▶ _Aim of the exercise_
Write the material out again in full, word for word. Do not include the pictures.

%%

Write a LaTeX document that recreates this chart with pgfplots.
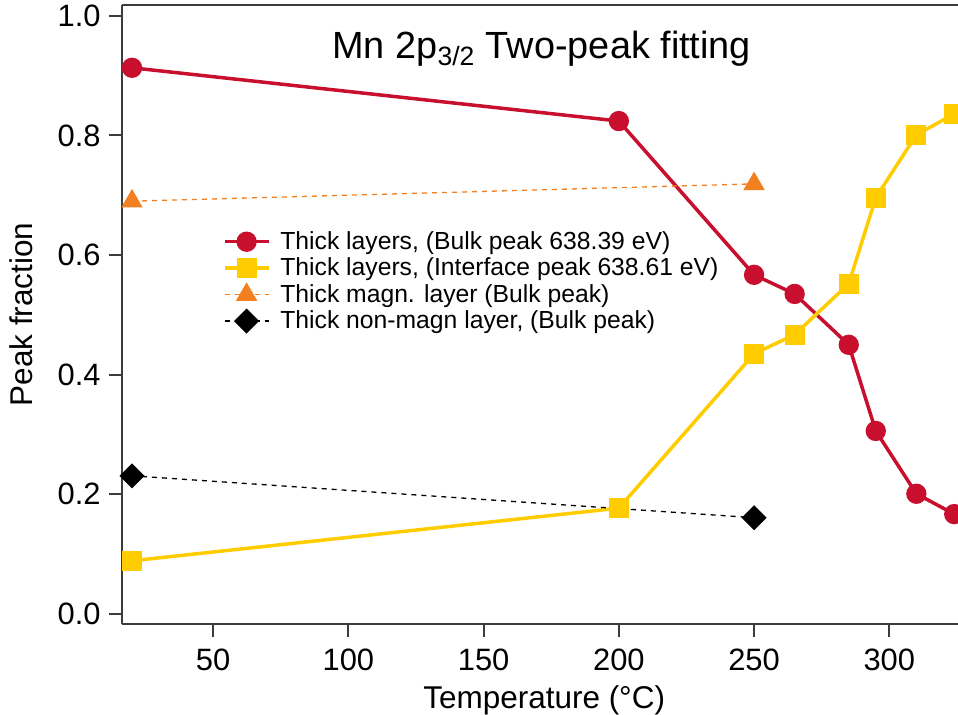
\documentclass[border=0pt]{standalone}
\usepackage{fontspec}
\setmainfont{Liberation Sans}
\usepackage{pgfplots}
\pgfplotsset{compat=1.18}
\definecolor{cred}{RGB}{200,16,46}
\definecolor{cyel}{RGB}{255,204,0}
\definecolor{corg}{RGB}{242,128,32}
\definecolor{spine}{RGB}{60,60,60}
\begin{document}
\begin{tikzpicture}
\begin{axis}[
  scale only axis,
  width=418bp, height=309.5bp,
  xmin=16.3, xmax=325.4,
  ymin=-0.0167, ymax=1.018,
  axis lines*=left,
  axis line style={spine, line width=1bp},
  every tick/.style={spine, line width=1bp},
  tick align=outside,
  major tick length=6.5bp,
  xtick={50,100,150,200,250,300},
  ytick={0,0.2,0.4,0.6,0.8,1.0},
  yticklabel style={/pgf/number format/fixed, /pgf/number format/fixed zerofill, /pgf/number format/precision=1},
  /pgf/number format/assume math mode=true,
  tick label style={font=\fontsize{15.5}{18}\selectfont},
  yticklabel style={inner sep=0pt, xshift=-4bp},
  xticklabel style={inner sep=0pt, yshift=-6bp},
  xlabel={Temperature (°C)},
  ylabel={Peak fraction},
  label style={font=\fontsize{15.8}{18}\selectfont},
  xlabel style={at={(axis description cs:0.505,-0.1357)}, anchor=base},
  ylabel style={at={(axis description cs:-0.1065,0.5)}, anchor=base},
  legend style={draw=none, fill=none, at={(axis description cs:0.113,0.648)}, anchor=north west,
    font=\fontsize{12.4}{14}\selectfont, row sep=-1.2bp, column sep=3bp},
  legend cell align=left,
  legend image code/.code={\draw[#1] (0bp,0bp) -- (11bp,0bp) -- (22bp,0bp);
     \draw[#1,solid] plot coordinates {(11bp,0bp)};},
]
\addplot[cred, line width=1.75bp, mark=*, mark size=4.2bp] coordinates {
 (20,0.913) (200,0.824) (250,0.567) (265,0.535) (285,0.450) (295,0.306) (310,0.201) (324,0.167)};
\addlegendentry{Thick layers, (Bulk peak 638.39 eV)}
\addplot[cyel, line width=1.75bp, mark=square*, mark size=4.1bp] coordinates {
 (20,0.089) (200,0.177) (250,0.435) (265,0.467) (285,0.552) (295,0.696) (310,0.801) (324,0.836)};
\addlegendentry{Thick layers, (Interface peak 638.61 eV)}
\addplot[corg, line width=0.65bp, dash pattern=on 2.5bp off 2.5bp, mark=triangle*, mark size=5.5bp, mark options={solid}] coordinates {
 (20,0.690) (250,0.719)};
\addlegendentry{Thick magn. layer (Bulk peak)}
\addplot[black, line width=0.65bp, dash pattern=on 2.5bp off 2.5bp, mark=square*, mark size=4.1bp, mark options={solid, rotate=45}] coordinates {
 (20,0.231) (250,0.161)};
\addlegendentry{Thick non-magn layer, (Bulk peak)}
\node[font=\fontsize{19}{22}\selectfont, anchor=base] at (axis description cs:0.502,0.914) {Mn 2p\textsubscript{3/2} Two-peak fitting};
\end{axis}
\draw[spine, line width=1bp] (current axis.north west) -- (current axis.north east);
\pgfresetboundingbox
\path ([xshift=-61bp,yshift=-45.5bp]current axis.south west) rectangle ([yshift=2.5bp]current axis.north east);
\end{tikzpicture}
\end{document}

%%

▶ _Exercise response_
Write a LaTeX document that recreates this chart with pgfplots.
\documentclass[border=0pt]{standalone}
\usepackage{fontspec}
\setmainfont{Liberation Sans}
\usepackage{pgfplots}
\pgfplotsset{compat=1.18}
\definecolor{cred}{RGB}{200,16,46}
\definecolor{cyel}{RGB}{255,204,0}
\definecolor{corg}{RGB}{242,128,32}
\definecolor{spine}{RGB}{60,60,60}
\begin{document}
\begin{tikzpicture}
\begin{axis}[
  scale only axis,
  width=418bp, height=309.5bp,
  xmin=16.3, xmax=325.4,
  ymin=-0.0167, ymax=1.018,
  axis lines*=left,
  axis line style={spine, line width=1bp},
  every tick/.style={spine, line width=1bp},
  tick align=outside,
  major tick length=6.5bp,
  xtick={50,100,150,200,250,300},
  ytick={0,0.2,0.4,0.6,0.8,1.0},
  yticklabel style={/pgf/number format/fixed, /pgf/number format/fixed zerofill, /pgf/number format/precision=1},
  /pgf/number format/assume math mode=true,
  tick label style={font=\fontsize{15.5}{18}\selectfont},
  yticklabel style={inner sep=0pt, xshift=-4bp},
  xticklabel style={inner sep=0pt, yshift=-6bp},
  xlabel={Temperature (°C)},
  ylabel={Peak fraction},
  label style={font=\fontsize{15.8}{18}\selectfont},
  xlabel style={at={(axis description cs:0.505,-0.1357)}, anchor=base},
  ylabel style={at={(axis description cs:-0.1065,0.5)}, anchor=base},
  legend style={draw=none, fill=none, at={(axis description cs:0.113,0.648)}, anchor=north west,
    font=\fontsize{12.4}{14}\selectfont, row sep=-1.2bp, column sep=3bp},
  legend cell align=left,
  legend image code/.code={\draw[#1] (0bp,0bp) -- (11bp,0bp) -- (22bp,0bp);
     \draw[#1,solid] plot coordinates {(11bp,0bp)};},
]
\addplot[cred, line width=1.75bp, mark=*, mark size=4.2bp] coordinates {
 (20,0.913) (200,0.824) (250,0.567) (265,0.535) (285,0.450) (295,0.306) (310,0.201) (324,0.167)};
\addlegendentry{Thick layers, (Bulk peak 638.39 eV)}
\addplot[cyel, line width=1.75bp, mark=square*, mark size=4.1bp] coordinates {
 (20,0.089) (200,0.177) (250,0.435) (265,0.467) (285,0.552) (295,0.696) (310,0.801) (324,0.836)};
\addlegendentry{Thick layers, (Interface peak 638.61 eV)}
\addplot[corg, line width=0.65bp, dash pattern=on 2.5bp off 2.5bp, mark=triangle*, mark size=5.5bp, mark options={solid}] coordinates {
 (20,0.690) (250,0.719)};
\addlegendentry{Thick magn. layer (Bulk peak)}
\addplot[black, line width=0.65bp, dash pattern=on 2.5bp off 2.5bp, mark=square*, mark size=4.1bp, mark options={solid, rotate=45}] coordinates {
 (20,0.231) (250,0.161)};
\addlegendentry{Thick non-magn layer, (Bulk peak)}
\node[font=\fontsize{19}{22}\selectfont, anchor=base] at (axis description cs:0.502,0.914) {Mn 2p\textsubscript{3/2} Two-peak fitting};
\end{axis}
\draw[spine, line width=1bp] (current axis.north west) -- (current axis.north east);
\pgfresetboundingbox
\path ([xshift=-61bp,yshift=-45.5bp]current axis.south west) rectangle ([yshift=2.5bp]current axis.north east);
\end{tikzpicture}
\end{document}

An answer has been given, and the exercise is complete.